Responding to a 2014 law out of the state legislature, the West Virginia Public Service Commission on March 19 issued an order saying that all electric utilities serving the state have to file an integrated resource plan (IRP) with the commission by Jan. 1, 2016.
“Many state utility commissions already require some form of integrated resource planning to be filed formally by electric utilities,” the order noted. “At least one electric utility in West Virginia is required currently to file an integrated resource plan in another state. Electric utilities in West Virginia may file plans similar to plans filed in other states as long as those plans include, at a minimum, the information required in this Order. The Commission has intentionally limited the guidelines to assist electric utilities with the initial filings.

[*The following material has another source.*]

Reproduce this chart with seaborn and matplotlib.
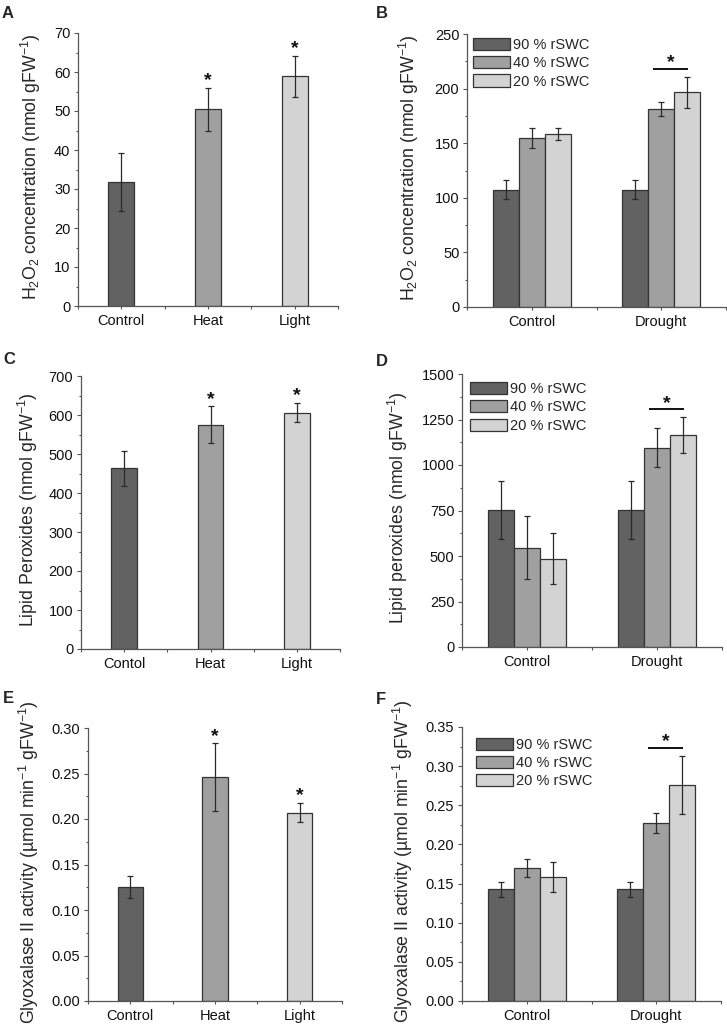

“Final Clean Power Plan Rules being issued later this year by the United States Environmental Protection Agency (EPA) [under] the Clean Air Act may necessitate modifications to IRPs. The Commission may issue a further order requiring additional information of operational plans in light of those rules or require a timely supplemental filing following the initial IRP required in this Order.”
West Virginia is heavily reliant on coal-fired power and the CO2-reducing Clean Power Plan, due to be issued in final form this summer, would likely shut a significant amount of that coal capacity.
The IRPs need to include things like a three-year historical record and a minimum ten-year forecast of the utility’s native load peak demand and energy requirements, and other system capacity or firm energy obligations, if applicable. In addition, there should be a minimum ten-year forecast of the supply-side and demand-side resources expected to satisfy those loads. Peak demand should be presented based on peak demand during the PJM Interconnection peak demand period and peak demand for the utility if that occurs at a different time.
Every electric utility serving retail customers and operating in West Virginia is required to file this IRP. Primary electric utilities in West Virginia include the Appalachian Power and Wheeling Power subsidiaries of American Electric Power (NYSE: AEP), and the Monongahela Power and Potomac Edison units of FirstEnergy (NYSE: FE). Wheeling Power was traditionally just a wires company with no generating assets, but it was recently approved by the PSC to acquire half of the coal-fired Mitchell plant from another subsidiary of AEP.